Lorsqu’il fait chaud, on organise des tournois de foot. Il y a toujours une équipe qui rage à la fin parce qu’ils perdent tous leurs matchs. On fait ça au city au pied des immeubles, c’est un genre de mini stade de foot. On se pose là, entre garçons, pendant que les filles vont devant le centre de loisirs pour parler ou écouter de la musique. C’est vrai qu’on ne se mélange pas trop entre les filles et les garçons à la cité, sauf au centre, pour jouer aux cartes.

Barbecue et jeux de cartes

On organise aussi des barbecues. Sur Snap on a un groupe où on se donne la date et l’heure. C’est souvent le week-end. On s’organise deux à trois jours en avance et on est parfois 20 à l’arrivée. On a notre petit coin. Un endroit où avant il y avait des bancs un peu partout. Un jour, la mairie les a retirés et n’a jamais rien mis à la place. Du coup, on a créé ce lieu pour nos barbecues. Pour les courses, chacun donne quelque chose. L’important c’est de participer. Seuls les petits ont le droit de ne pas payer. Ils mangent gratos.  Mes potes font les sandwichs avec une demi-baguette et 4 merguez. Tout le monde a son rôle. Moi c’est la cuisson de la viande et l’entretien des braises. Les plus petits font des allers-retours pour venir prendre d’autres sandwichs ou d’autres verres de jus.

Des fois, les plus grands de la cité viennent faire leur sport au city stade. Les 2003, ils flinguent leurs bécanes sur une longue ligne rouge. Quand il pleut, on va tous s’abriter dans le centre de loisirs où il y a deux grandes pièces. Nous on va dans la deuxième pièce où il y a plusieurs canapés avec un placard. Dedans, il y a plusieurs paquets de cartes. Le plus souvent, on joue à un jeu et le perdant repart chez lui toujours avec la main gonflée. On fait un huit américain et les perdants reçoivent un coup sur la main de chaque personne qui réussit à gagner.
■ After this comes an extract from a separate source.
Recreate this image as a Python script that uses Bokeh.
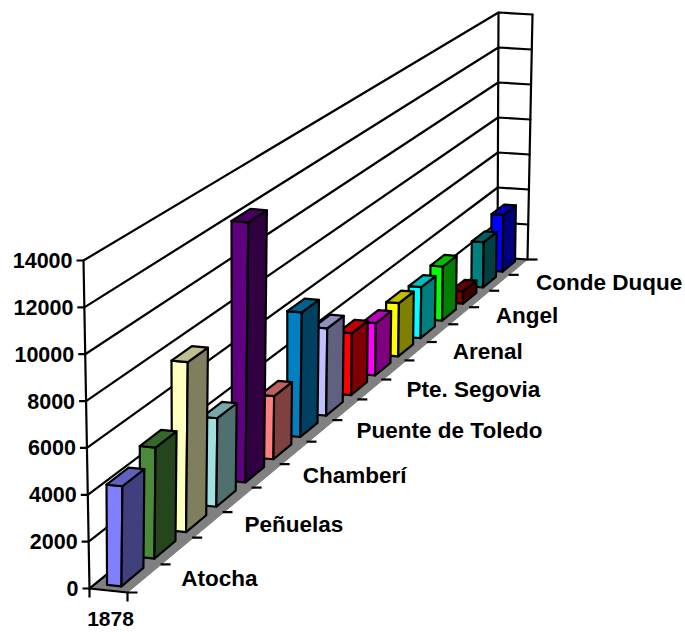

Les dimanches, quand le centre est fermé, on se pose devant et on fait des débats sur le rap, le foot et d’autres sujets où tout le monde s’énerve pour rien. Quand on parle de rap on compare les feat. Il y en a qui disent qu’untel a lavé l’autre et c’est comme ça que les débats se lancent. Ça peut durer plusieurs heures.

Les politiques trop loin des cités

A 23 heures, on sort parfois. Pratiquement tous mes potes fument la chicha dans un parking souterrain où il y a une voiture abandonnée. Quand ils ont fini de fumer, on sort du parking pour se poser devant le centre où on reste jusqu’à 2 heures ou 3 heures du matin. Même pendant le couvre-feu. Dans le parking, la police ne baraude jamais, à part quand il y a des gens qui les appellent. Après on rentre chez nous. On se rejoint sur la Play et on joue jusqu’à des fois 5 heures ou 6 heures.

Je suis heureux d’habiter là. Pour rien au monde je changerai de cité. A la télé ils disent que dans les cités il n’y a que de la violence, les trafics de drogue et plein d’autres trucs alors que pratiquement toutes les personnes politiques qui disent ça n’y ont jamais vécu.